Half-hour bomb barrage kills 47 in Baghdad
A barrage of co-ordinated bomb and rocket attacks in eastern Baghdad killed at least 47 people and wounded more than 200 within half an hour, police and hospital officials said.
The latest spasm of violence yesterday – which included explosives planted in apartments, car bombs and several rocket and mortar attacks on mainly Shiite neighbourhoods in the capital – came even as Prime Minister Nouri Maliki said Iraqi forces should have control over most of the country by year’s end.
The Baghdad bombings – centred on neighbourhoods controlled by Shiite militias, some of which Sunni Arabs accuse of running death squads – brought the day’s death toll across the country to at least 68.
Attackers rented apartments and shops in buildings a few days ago and planted explosives in them, detonating them by remote control almost simultaneously last night, said Maj. Gen. Jihad Liaabi, director of the Interior Ministry’s counterterrorism unit.
One of the targeted buildings was a medical centre housing doctors’ offices in al-Hamza Square on the outskirts of the Sadr City slum in east Baghdad, he told state television.
The attacks occurred between 6pm and 6:30pm and included a car bomb at a market, another behind a telephone exchange building and several rocket and mortar attacks, police said.
Police and witnesses said bodies had still not been recovered from the buildings and the death toll could rise.

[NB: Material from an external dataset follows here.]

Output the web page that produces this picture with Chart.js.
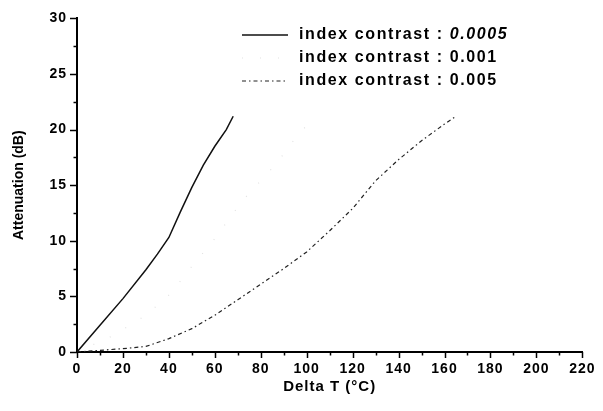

Earlier in the day, a suicide car bomber killed two people at a gas station, while a British Embassy convoy was targeted in the upscale Mansour neighbourhood in western Baghdad. Two passers-by were wounded in the convoy attack, police said.
The bloodshed was part of a violent week that has left hundreds of Iraqis dead.
Maliki said Iraqi forces will assume responsibility for Dhi Qar province in the south in September, making it the second of Iraq’s 18 provinces that local forces would take control over.
“This makes us optimistic and proud because we managed to fulfil our promise,” Maliki said. Iraqi authorities took over Muthanna province in the south from the British in July.
Dhi Qar is populated mainly by Shiite Muslims. Compared to more volatile areas, such as Anbar province in the west and Baghdad, it has been spared much of the sectarian violence. However, US commanders recently expressed concern about the growing influence of Shiite militias in the area, many of whom they say receive support from Iran.
Handing over territory from coalition control to Iraqi control is a key part of any eventual drawdown of US troops in the country.
US President George Bush has insisted that American troops must remain in Iraq until the country’s forces are capable of full control.
Despite the rash of violence during the past week, US officials have lauded the results of a security crackdown in the capital that they say has resulted in a dramatic fall in sectarian killings. They reported the murder rate in Baghdad dropped almost 50% in August compared to July, but that figure could not be independently confirmed.